A campanha-regabofe

Só é livre quem tem condições materiais e psicológicas para escolher.

Houve tempos – não longínquos – em que se entendia que as mulheres não tinham capacidade para votar, porque supostamente só sabiam, e só deviam saber, de cozinha, costura e crianças.

É interessante verificar que, assim que a cozinha e a costura se tornaram indústrias rentáveis e passaram a ser acompanhadas do adjetivo ‘alta’, converteram-se em áreas quase exclusivamente dominadas por homens.

O princípio fundamental da democracia é a igualdade dos cidadãos perante a lei.

Ora a campanha para as presidenciais tem sido um regabofe de desigualdade. A comunicação social leva ao colo o candidato mediático – aquele mesmo que teve tribuna televisiva contínua durante décadas. Melhor seria que assumisse frontalmente esse apoio.

Recordo que, no referendo sobre a interrupção voluntária da gravidez, a Rádio Renascença assumiu a sua opção política (pelo ‘não’) – mas fez questão de, como manda a ética jornalística, conceder o mesmo tempo de informação aos dois lados. Não é isso que tem sucedido nos media nesta eleição; seria útil que alguém fizesse uma tese académica sobre a democraticidade desta campanha: basta recolher reportagens e entrevistas de jornais e televisões que a tese faz-se por si mesma, dado que a disparidade de tratamento é eloquente.

Acresce que aos outros nove candidatos só se pergunta o que pensam sobre o décimo – para depois se fazerem títulos com as respostas ditas ‘polémicas’, que reiteram a ênfase naquele candidato.
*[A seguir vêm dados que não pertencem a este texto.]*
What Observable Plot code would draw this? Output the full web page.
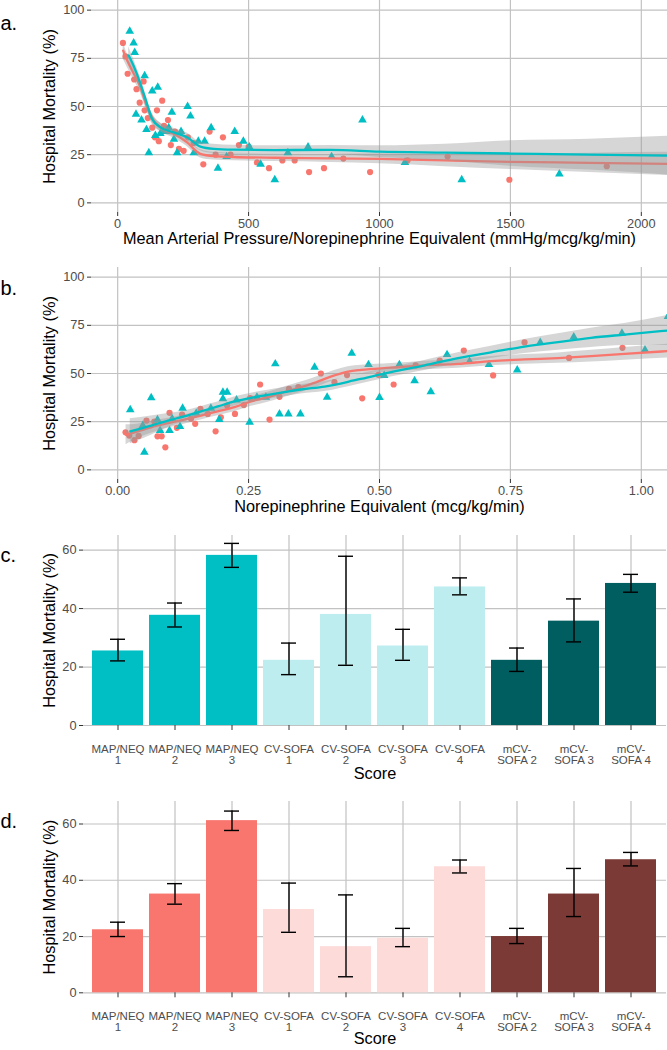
<!DOCTYPE html>
<html>
<head>
<meta charset="utf-8">
<script src="https://cdn.jsdelivr.net/npm/d3@7"></script>
<script src="https://cdn.jsdelivr.net/npm/@observablehq/plot@0.6"></script>
<style>
  html, body { margin: 0; padding: 0; background: #fff; }
  #wrap { position: relative; width: 667px; height: 1050px; overflow: hidden; background: #fff; }
</style>
</head>
<body>
<div id="wrap"></div>
<script>
// ---------------- DATA ----------------
const pctTicks = [0, 25, 50, 75, 100];
const aXTicks = [0, 500, 1000, 1500, 2000];
const bXTicks = [0, 0.25, 0.5, 0.75, 1.0];

// Panel a: MAP/NEQ vs hospital mortality  [x, y]
const aRedPoints = [[20,83],[30,76],[38,67],[63,64],[72,59],[84,52],[99,63],[103,48],[115,44],[132,39],[142,34],[150,48],[157,32],[170,53],[177,40],[192,43],[203,30],[219,37],[234,28],[252,27],[268,34],[290,31],[327,20],[351,37],[374,25],[402,34],[431,25],[463,30],[500,29],[532,21],[578,18],[629,22],[676,22],[731,16],[788,18],[862,23],[964,16],[1107,22],[1260,24],[1496,12],[1868,19]];
const aTealPoints = [[46,89],[61,83],[65,78],[70,46],[91,43],[103,66],[110,38],[119,26],[132,58],[144,35],[153,60],[163,36],[174,37],[186,37],[195,39],[207,47],[215,33],[227,26],[242,37],[267,50],[278,45],[291,26],[308,32],[332,32],[357,39],[383,18],[416,24],[447,37],[480,32],[503,29],[546,20],[600,12],[650,26],[727,29],[817,24],[935,43],[1097,21],[1314,12],[1687,15]];
// smooth fits [x, fit, lower, upper]
const aRedSmooth = [[21,79,74.5,83.5],[36,74,70.5,77.5],[55,68.7,65.5,71.9],[87,60,57,63],[112,50,47.3,52.7],[138,42.7,40.3,45.1],[163,39.2,37,41.4],[214,35.8,33.6,38],[265,31.4,29.2,33.6],[316,25.4,23.3,27.5],[367,24.2,22.2,26.2],[443,23.8,21.8,25.8],[600,23.4,21.4,25.4],[812,23.1,21,25.2],[1000,22.8,20.3,25.3],[1250,22,18.8,25.2],[1500,21.3,17.3,25.3],[1800,20.8,15.8,25.8],[2100,20.2,14.2,26.2]];
const aTealSmooth = [[42,76.5,72,81],[61,71,67.5,74.5],[87,61.8,58.5,65],[112,51.4,48.5,54.3],[131,43.6,41,46.2],[163,39.2,37,41.4],[214,36.6,34.5,38.7],[265,34,31.8,36.2],[316,29.2,27,31.4],[367,28,25.6,30.4],[443,27.6,25.3,29.9],[600,27.4,25.2,29.6],[812,27.5,25.2,29.8],[1000,26.6,23.6,29.6],[1250,26.1,21.8,30.4],[1500,25.6,19,32.2],[1800,25,17,33],[2100,24.5,14.5,34.5]];

// Panel b: norepinephrine equivalent vs hospital mortality
const bRedPoints = [[0.015,19.5],[0.022,17.8],[0.032,15.4],[0.040,17.6],[0.055,25.6],[0.070,25.1],[0.076,17.4],[0.084,17.4],[0.091,11.7],[0.099,29.6],[0.113,21.8],[0.123,28.7],[0.140,26.5],[0.148,23.9],[0.158,31.7],[0.172,29],[0.187,20],[0.197,27.3],[0.209,33.4],[0.224,29],[0.241,33.6],[0.253,37.3],[0.272,44.3],[0.290,26.1],[0.309,37.9],[0.327,42],[0.345,43],[0.388,50],[0.414,45.5],[0.438,49.2],[0.467,37.1],[0.498,49.3],[0.527,44.3],[0.569,54.2],[0.615,56.7],[0.661,61.9],[0.717,49],[0.777,66.1],[0.862,58.1],[0.964,63.3]];
const bTealPoints = [[0.024,31.2],[0.048,23],[0.051,9.1],[0.064,37.4],[0.076,26],[0.081,20.4],[0.099,20.4],[0.104,26.5],[0.119,22.5],[0.124,32],[0.150,29.4],[0.178,32],[0.194,26.1],[0.201,40.3],[0.209,40.3],[0.201,36.9],[0.227,36.3],[0.252,24.7],[0.266,37.7],[0.283,37.7],[0.301,55],[0.309,29],[0.326,29],[0.349,29],[0.376,53.3],[0.400,37.7],[0.447,60.5],[0.479,54.6],[0.500,37.5],[0.509,49],[0.538,54.6],[0.567,46.2],[0.598,40.5],[0.629,59.8],[0.672,56.3],[0.709,54.6],[0.763,51.8],[0.807,66.1],[0.871,68.9],[0.963,70.9],[1.007,62.2],[1.051,79.6]];
const bRedSmooth = [[0.016,18.2,13,23.4],[0.032,19.5,15.5,23.5],[0.064,22.1,19,25.2],[0.096,24.2,21.6,26.8],[0.127,26.1,23.7,28.5],[0.159,28.2,25.9,30.5],[0.191,30.4,28.1,32.7],[0.223,32.5,30.2,34.8],[0.255,35.5,33,38],[0.287,37.7,35.1,40.3],[0.318,40.3,37.6,43],[0.35,42.9,40.2,45.6],[0.37,44.6,41.9,47.3],[0.414,49,46.4,51.6],[0.44,51,48.5,53.5],[0.465,51.9,49.5,54.3],[0.522,53,50.8,55.2],[0.586,54.2,52,56.4],[0.65,55,52.7,57.3],[0.713,56.4,54,58.8],[0.777,57.3,54.8,59.8],[0.841,58,55.3,60.7],[0.904,59,56,62],[0.968,60.2,56.9,63.5],[1.05,61.6,58,65.2]];
const bTealSmooth = [[0.024,20,13.5,26.5],[0.064,23,18,28],[0.096,25.6,22,29.2],[0.127,27.7,24.8,30.6],[0.159,30.3,27.8,32.8],[0.191,32.9,30.6,35.2],[0.223,35.5,33.2,37.8],[0.255,37.4,35,39.8],[0.287,38.9,36.5,41.3],[0.318,40.3,37.9,42.7],[0.35,41.7,39.3,44.1],[0.395,43.2,40.6,45.8],[0.459,46.9,44.3,49.5],[0.522,50.7,48.2,53.2],[0.586,54.2,51.6,56.8],[0.65,58,55.2,60.8],[0.713,61,57.8,64.2],[0.777,64,60.4,67.6],[0.841,66.3,62,70.6],[0.904,68.5,63.5,73.5],[0.968,70.2,64.5,75.9],[1.05,72.3,64.5,80.1]];

// Panels c & d: mortality by score category
const scoreLabels = ["MAP/NEQ\n1","MAP/NEQ\n2","MAP/NEQ\n3","CV-SOFA\n1","CV-SOFA\n2","CV-SOFA\n3","CV-SOFA\n4","mCV-\nSOFA 2","mCV-\nSOFA 3","mCV-\nSOFA 4"];
const scoreGroups = ["MAP/NEQ","MAP/NEQ","MAP/NEQ","CV-SOFA","CV-SOFA","CV-SOFA","CV-SOFA","mCV-SOFA","mCV-SOFA","mCV-SOFA"];
const groupNames = ["MAP/NEQ","CV-SOFA","mCV-SOFA"];
const cTicks = [0, 20, 40, 60];
const cValues = [25.5, 37.7, 58.2, 22.3, 38.0, 27.2, 47.4, 22.3, 35.7, 48.6];
const cLower  = [22.1, 33.7, 54.1, 17.4, 20.6, 22.3, 44.7, 18.5, 28.6, 45.6];
const cUpper  = [29.5, 41.9, 62.3, 28.2, 57.9, 32.9, 50.5, 26.5, 43.3, 51.7];
const dValues = [22.4, 35.1, 61.2, 29.6, 16.4, 19.4, 44.8, 20.0, 35.1, 47.3];
const dLower  = [20.0, 31.5, 57.7, 21.5, 5.7, 16.4, 42.6, 17.5, 27.1, 45.1];
const dUpper  = [25.1, 38.8, 64.6, 39.0, 34.8, 22.9, 47.2, 22.9, 44.2, 49.9];

// ---------------- STYLE ----------------
const FONT = '"Liberation Sans", Arial, Helvetica, sans-serif';
const RED = "#F8766D", TEAL = "#00BFC4";
const GRID = "#c2c2c2", TICK = "#333333", TICKTXT = "#4d4d4d";
const wrap = document.getElementById("wrap");

function place(svg, top) {
  svg.style.position = "absolute";
  svg.style.top = top + "px";
  svg.style.left = "0px";
  wrap.appendChild(svg);
}

function scatterPanel(o) {
  const toPt = a => ({x: a[0], y: a[1]});
  const toSm = a => ({x: a[0], y: a[1], lo: a[2], hi: a[3]});
  const red = o.redPts.map(toPt), teal = o.tealPts.map(toPt);
  const rs = o.redSm.map(toSm), ts = o.tealSm.map(toSm);
  return Plot.plot({
    width: 667, height: o.height,
    marginTop: o.mt, marginBottom: o.mb, marginLeft: 91, marginRight: 0,
    style: {fontFamily: FONT, fontSize: "12.8px", background: "white", color: "black", overflow: "visible"},
    x: {domain: o.xDomain},
    y: {domain: [-5, 105]},
    marks: [
      Plot.gridX(o.xTicks, {stroke: GRID, strokeOpacity: 1, strokeWidth: 1.2}),
      Plot.gridY(pctTicks, {stroke: GRID, strokeOpacity: 1, strokeWidth: 1.2}),
      Plot.dot(red, {x: "x", y: "y", r: 3.1, fill: RED, clip: true}),
      Plot.dot(teal, {x: "x", y: "y", r: 3.2, symbol: "triangle", fill: TEAL, clip: true}),
      Plot.areaY(rs, {x: "x", y1: "lo", y2: "hi", fill: "#999999", fillOpacity: 0.4, curve: "monotone-x", clip: true}),
      Plot.line(rs, {x: "x", y: "y", stroke: RED, strokeWidth: 2.3, curve: "monotone-x", clip: true}),
      Plot.areaY(ts, {x: "x", y1: "lo", y2: "hi", fill: "#999999", fillOpacity: 0.4, curve: "monotone-x", clip: true}),
      Plot.line(ts, {x: "x", y: "y", stroke: TEAL, strokeWidth: 2.3, curve: "monotone-x", clip: true}),
      Plot.axisX(o.xTicks, {tickSize: 4, tickPadding: 2, tickFormat: o.xFormat, fontSize: 12.8, stroke: TICK, fill: TICKTXT, label: null}),
      Plot.axisY(pctTicks, {tickSize: 4, tickPadding: 3, fontSize: 12.8, stroke: TICK, fill: TICKTXT, label: null}),
      Plot.text([o.xTitle], {text: d => d, frameAnchor: "bottom", textAnchor: "middle", dy: o.xTitleDy, fontSize: 16.3, fill: "black"}),
      Plot.text(["Hospital Mortality (%)"], {text: d => d, frameAnchor: "left", textAnchor: "middle", dx: -42, rotate: -90, fontSize: 16.3, fill: "black"}),
      Plot.text([o.tag], {text: d => d, frameAnchor: "top-left", dx: -91, dy: o.tagDy, textAnchor: "start", fontSize: 20, fill: "black"})
    ]
  });
}

function barPanel(o) {
  const rows = scoreLabels.map((label, i) => ({label, group: scoreGroups[i], value: o.values[i], lo: o.lower[i], hi: o.upper[i]}));
  return Plot.plot({
    width: 667, height: o.height,
    marginTop: o.mt, marginBottom: o.mb, marginLeft: 83, marginRight: 1,
    style: {fontFamily: FONT, fontSize: "12.8px", background: "white", color: "black", overflow: "visible"},
    x: {domain: scoreLabels, paddingInner: 0.1, paddingOuter: 0.15},
    y: {domain: o.yDomain},
    color: {domain: groupNames, range: o.colors},
    marks: [
      Plot.gridX(scoreLabels, {stroke: GRID, strokeOpacity: 1, strokeWidth: 1.2}),
      Plot.gridY(cTicks, {stroke: GRID, strokeOpacity: 1, strokeWidth: 1.2}),
      Plot.barY(rows, {x: "label", y: "value", fill: "group"}),
      Plot.ruleX(rows, {x: "label", y1: "lo", y2: "hi", stroke: "black", strokeWidth: 1.4}),
      Plot.tickY(rows, {x: "label", y: "hi", stroke: "black", strokeWidth: 1.4, insetLeft: 18, insetRight: 18}),
      Plot.tickY(rows, {x: "label", y: "lo", stroke: "black", strokeWidth: 1.4, insetLeft: 18, insetRight: 18}),
      Plot.axisX({tickSize: 5, tickPadding: 14, fontSize: 11.5, stroke: TICK, fill: TICKTXT, label: null, lineHeight: 0.98}),
      Plot.axisY(cTicks, {tickSize: 4, tickPadding: 3, fontSize: 12.8, stroke: TICK, fill: TICKTXT, label: null}),
      Plot.text(["Score"], {text: d => d, frameAnchor: "bottom", textAnchor: "middle", dy: o.xTitleDy, fontSize: 16.3, fill: "black"}),
      Plot.text(["Hospital Mortality (%)"], {text: d => d, frameAnchor: "left", textAnchor: "middle", dx: -34, rotate: -90, fontSize: 16.3, fill: "black"}),
      Plot.text([o.tag], {text: d => d, frameAnchor: "top-left", dx: -83, dy: o.tagDy, textAnchor: "start", fontSize: 20, fill: "black"})
    ]
  });
}

place(scatterPanel({
  height: 255, mt: 0, mb: 43, xDomain: [-100, 2100], xTicks: aXTicks, xFormat: d3.format("d"),
  xTitle: "Mean Arterial Pressure/Norepinephrine Equivalent (mmHg/mcg/kg/min)", xTitleDy: 31,
  redPts: aRedPoints, tealPts: aTealPoints, redSm: aRedSmooth, tealSm: aTealSmooth, tag: "a.", tagDy: 15.6
}), 0);

place(scatterPanel({
  height: 270, mt: 12, mb: 46, xDomain: [-0.05, 1.05], xTicks: bXTicks, xFormat: d3.format(".2f"),
  xTitle: "Norepinephrine Equivalent (mcg/kg/min)", xTitleDy: 32,
  redPts: bRedPoints, tealPts: bTealPoints, redSm: bRedSmooth, tealSm: bTealSmooth, tag: "b.", tagDy: 13.6
}), 255);

place(barPanel({
  height: 260, mt: 10, mb: 60, yDomain: [0, 65], values: cValues, lower: cLower, upper: cUpper,
  colors: ["#00BFC4", "#BEEDEF", "#005E61"], xTitleDy: 53, tag: "c.", tagDy: 12.6
}), 525);

place(barPanel({
  height: 260, mt: 11, mb: 57.7, yDomain: [0, 68], values: dValues, lower: dLower, upper: dUpper,
  colors: ["#F8766D", "#FCDBD9", "#7B3A36"], xTitleDy: 51.5, tag: "d.", tagDy: 12.6
}), 790);
</script>
</body>
</html>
Ao décimo, pergunta-se-lhe apenas o que pensa – e assim veste a capa de sábio e bonzinho ecuménico.

O esquema é tão básico que só me espanta a facilidade com que os nove provocados caem nele: no lugar deles, eu diria «estou aqui para falar do meu currículo e do meu projeto». Claro que, sendo mulher, logo se murmuraria (como se tem murmurado): «Olha a vaidosa, a gabar-se do que fez».

A proliferação dos frente-a-frente televisivos entre candidatos cansa mais  do que elucida, e terá como principal resultado o crescimento da abstenção.

Seria muito mais esclarecedor – e democrático – que se organizassem dois ou três grandes debates entre todos. O confronto aberto entre todas as propostas garantiria uma atenção igualitária dos potenciais eleitores.

Os candidatos deveriam ter-se unido na exigência deste modelo (usado nas primárias americanas, por exemplo) no que se refere aos debates televisivos – que são determinantes, como ficou provado nos idos do embate presidencial Mário Soares/Freitas do Amaral.

Não vejo a Entidade Reguladora da Comunicação Social nem a Comissão Nacional de Eleições preocupadas com esta clamorosa discriminação.

Nem com o uso da imagem de crianças em campanhas eleitorais: vi um dos candidatos, em campanha, rodeado de crianças no Refúgio Aboim Ascensão, e outro com crianças e jovens refugiados. A proteção da imagem dos menores caduca diante da fúria eleitoral?

E não percebo por que um dos candidatos (sempre o mesmo) é tratado pelos jornalistas como «professor», enquanto uma outra, igualmente doutorada, é tratada simplesmente pelo nome.

Portugal é pomposo e ridículo quanto aos títulos; mas esse ridículo joga exclusivamente a favor de uma elite específica: nunca vi, por exemplo, o brilhante académico Francisco Louçã ser tratado nas televisões por professor.

Por uma questão de transparência, lembro que votarei em Maria de Belém, cuja candidatura apoiei desde a primeira hora.

Não me demorarei aqui a elaborar sobre o soez ataque de caráter de que esta candidata tem sido alvo, por ter trabalhado dentro e fora da Assembleia da República. Mas recordo que ninguém atacou António Costa nos vários anos em que acumulou o cargo de presidente da Câmara de Lisboa com o trabalho de comentador fixo e pago num canal televisivo privado (um canal de notícias, que naturalmente escrutina a Câmara).

Às mulheres exige-se uma pureza absoluta e abstrata que não se cobra a homem algum. Dois pesos e duas medidas: até quando?